>>>>
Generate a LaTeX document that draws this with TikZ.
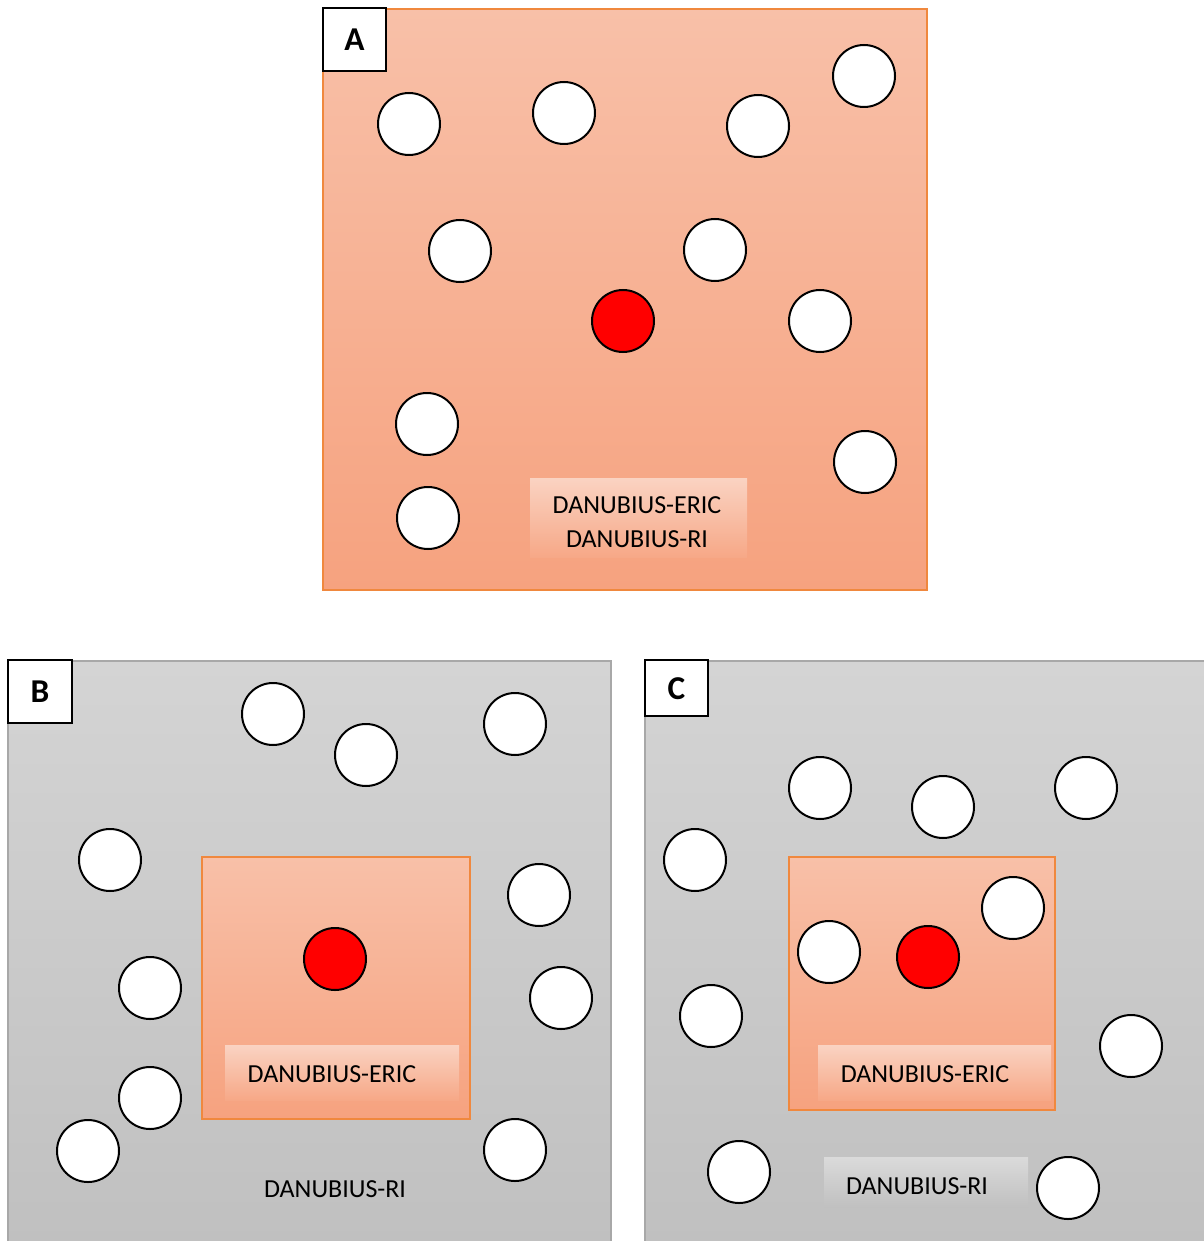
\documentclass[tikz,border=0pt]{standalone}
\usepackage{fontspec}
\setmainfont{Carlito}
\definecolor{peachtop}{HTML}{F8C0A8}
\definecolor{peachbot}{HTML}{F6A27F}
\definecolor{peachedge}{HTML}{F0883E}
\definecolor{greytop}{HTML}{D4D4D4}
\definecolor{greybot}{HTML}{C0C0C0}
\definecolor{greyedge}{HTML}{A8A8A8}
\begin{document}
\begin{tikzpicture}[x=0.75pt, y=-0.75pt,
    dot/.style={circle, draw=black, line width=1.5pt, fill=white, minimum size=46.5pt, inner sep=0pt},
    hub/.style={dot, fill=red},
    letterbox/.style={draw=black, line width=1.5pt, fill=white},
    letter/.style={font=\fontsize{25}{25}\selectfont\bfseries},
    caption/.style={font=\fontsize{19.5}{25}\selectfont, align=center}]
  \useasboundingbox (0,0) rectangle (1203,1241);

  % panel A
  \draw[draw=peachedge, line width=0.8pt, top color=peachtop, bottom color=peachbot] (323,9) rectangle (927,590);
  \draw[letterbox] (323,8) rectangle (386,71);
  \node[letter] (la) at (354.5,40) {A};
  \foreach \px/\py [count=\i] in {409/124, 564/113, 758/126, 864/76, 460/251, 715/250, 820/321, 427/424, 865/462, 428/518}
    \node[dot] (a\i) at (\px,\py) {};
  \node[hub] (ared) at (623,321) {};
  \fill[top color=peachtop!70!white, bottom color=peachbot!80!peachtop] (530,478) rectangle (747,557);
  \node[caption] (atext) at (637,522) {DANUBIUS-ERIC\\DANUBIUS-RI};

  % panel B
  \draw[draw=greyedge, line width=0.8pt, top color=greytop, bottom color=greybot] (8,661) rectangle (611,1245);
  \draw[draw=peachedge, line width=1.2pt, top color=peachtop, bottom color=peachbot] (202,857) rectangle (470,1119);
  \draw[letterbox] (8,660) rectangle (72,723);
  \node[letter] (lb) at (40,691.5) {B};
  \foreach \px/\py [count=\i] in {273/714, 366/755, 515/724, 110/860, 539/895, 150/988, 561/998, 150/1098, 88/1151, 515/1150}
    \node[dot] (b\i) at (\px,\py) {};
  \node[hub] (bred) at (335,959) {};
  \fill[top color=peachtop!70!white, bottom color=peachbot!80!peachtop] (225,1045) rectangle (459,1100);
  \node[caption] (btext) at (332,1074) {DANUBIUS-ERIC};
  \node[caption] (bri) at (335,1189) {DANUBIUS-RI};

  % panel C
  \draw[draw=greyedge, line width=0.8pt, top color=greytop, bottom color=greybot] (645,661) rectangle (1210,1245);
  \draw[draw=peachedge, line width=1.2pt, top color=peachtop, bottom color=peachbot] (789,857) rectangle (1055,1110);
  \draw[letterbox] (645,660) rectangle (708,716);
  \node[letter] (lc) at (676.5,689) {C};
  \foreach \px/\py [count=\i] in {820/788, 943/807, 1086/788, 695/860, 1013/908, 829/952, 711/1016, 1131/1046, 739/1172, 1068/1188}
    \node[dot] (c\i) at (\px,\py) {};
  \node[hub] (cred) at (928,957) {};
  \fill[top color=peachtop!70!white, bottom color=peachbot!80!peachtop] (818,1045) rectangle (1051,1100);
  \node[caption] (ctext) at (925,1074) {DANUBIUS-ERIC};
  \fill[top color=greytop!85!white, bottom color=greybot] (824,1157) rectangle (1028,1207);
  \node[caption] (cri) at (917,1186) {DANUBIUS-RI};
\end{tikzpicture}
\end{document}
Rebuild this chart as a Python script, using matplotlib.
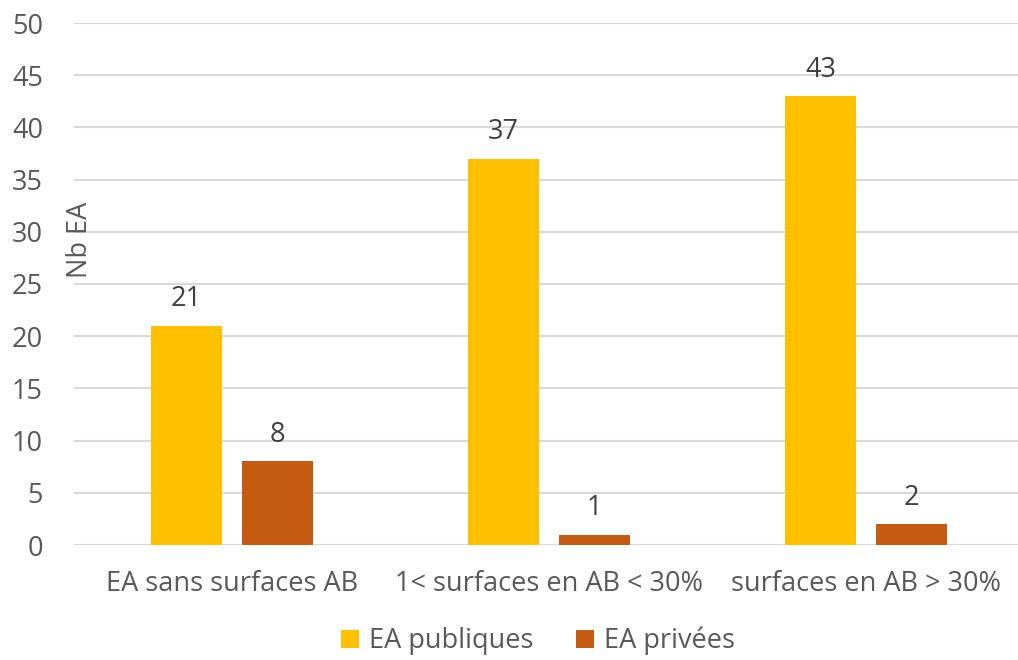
<<<<
>>>>
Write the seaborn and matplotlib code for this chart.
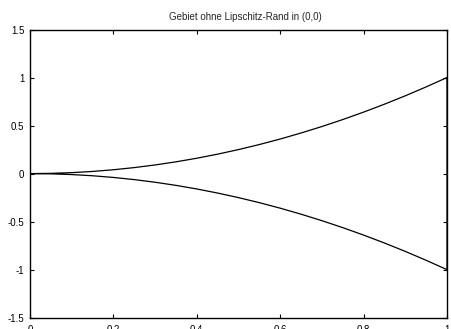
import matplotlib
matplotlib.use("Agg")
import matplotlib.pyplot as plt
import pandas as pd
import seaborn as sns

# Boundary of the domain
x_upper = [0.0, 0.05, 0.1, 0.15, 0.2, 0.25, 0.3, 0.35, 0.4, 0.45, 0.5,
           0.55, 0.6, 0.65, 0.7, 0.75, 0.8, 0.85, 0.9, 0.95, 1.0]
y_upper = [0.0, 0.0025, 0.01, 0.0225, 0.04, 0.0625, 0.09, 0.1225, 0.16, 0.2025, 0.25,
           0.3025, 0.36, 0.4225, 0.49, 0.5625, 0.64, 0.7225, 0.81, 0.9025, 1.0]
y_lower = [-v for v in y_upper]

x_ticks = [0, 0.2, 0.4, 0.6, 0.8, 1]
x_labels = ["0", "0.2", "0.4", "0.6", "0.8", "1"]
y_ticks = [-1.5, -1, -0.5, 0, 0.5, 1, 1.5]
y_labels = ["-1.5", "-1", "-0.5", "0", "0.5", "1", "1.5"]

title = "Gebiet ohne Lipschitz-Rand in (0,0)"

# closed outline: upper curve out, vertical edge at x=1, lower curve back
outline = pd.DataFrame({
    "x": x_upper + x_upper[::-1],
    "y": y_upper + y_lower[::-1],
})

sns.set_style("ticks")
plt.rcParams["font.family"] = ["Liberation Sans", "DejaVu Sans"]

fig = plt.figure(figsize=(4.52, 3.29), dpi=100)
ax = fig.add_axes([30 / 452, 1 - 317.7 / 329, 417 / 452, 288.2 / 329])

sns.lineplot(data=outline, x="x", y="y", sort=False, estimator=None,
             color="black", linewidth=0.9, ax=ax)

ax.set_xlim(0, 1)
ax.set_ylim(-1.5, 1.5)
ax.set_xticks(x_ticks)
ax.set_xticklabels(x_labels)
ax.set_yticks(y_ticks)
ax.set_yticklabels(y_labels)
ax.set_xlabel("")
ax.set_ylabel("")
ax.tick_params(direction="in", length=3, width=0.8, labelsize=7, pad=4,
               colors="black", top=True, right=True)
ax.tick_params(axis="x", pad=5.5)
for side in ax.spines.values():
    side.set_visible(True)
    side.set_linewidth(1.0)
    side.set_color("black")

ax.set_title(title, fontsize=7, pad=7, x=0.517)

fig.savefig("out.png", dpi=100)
<<<<
### DIRECTIVE
Above are the records. Copy only the lines from the one with "Write the seaborn" through the one with "import seaborn as sns", exactly, with no pictures.

### SOLUTION TO THIS TASK
Write the seaborn and matplotlib code for this chart.
import matplotlib
matplotlib.use("Agg")
import matplotlib.pyplot as plt
import pandas as pd
import seaborn as sns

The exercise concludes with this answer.